Diversify and Avoid Emotional Decisions
Diversification is another key strategy in risk management. By spreading investments across multiple cryptocurrencies instead of focusing on a single asset, investors can reduce the risk of a significant loss. This approach helps balance out potential losses in one asset with gains in another, creating a more stable portfolio. Additionally, maintaining a level-headed approach and avoiding emotional decisions—such as buying out of fear or selling due to panic—helps investors make choices based on strategy rather than impulse. Portfolio diversification and risk management techniques can go a long way in creating a safer, more resilient crypto investment strategy.

The Bottom Line
The debate over whether crypto is more like gambling or a legitimate investment reflects the complex nature of the crypto market. For some, the high volatility and speculative nature of cryptocurrencies make them feel similar to gambling, where quick profits are pursued with considerable risk. Others view crypto as an emerging asset class with long-term potential, especially given the technological foundations of blockchain and decentralized finance. Ultimately, the answer depends on individual goals, risk tolerance, and approach.

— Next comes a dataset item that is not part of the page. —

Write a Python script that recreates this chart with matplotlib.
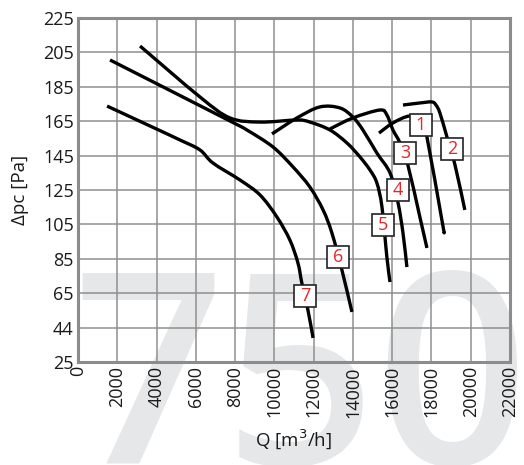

To navigate the crypto market effectively, it’s essential to make informed decisions. Educate yourself, prioritize financial literacy, and focus on managing risk through careful research and diversification. Approach crypto with caution, especially if you’re new to investing, to maximize potential benefits while minimizing losses. By balancing excitement with awareness, investors can gain a clearer understanding of crypto’s potential within personal finance, allowing for a more strategic and mindful investment journey.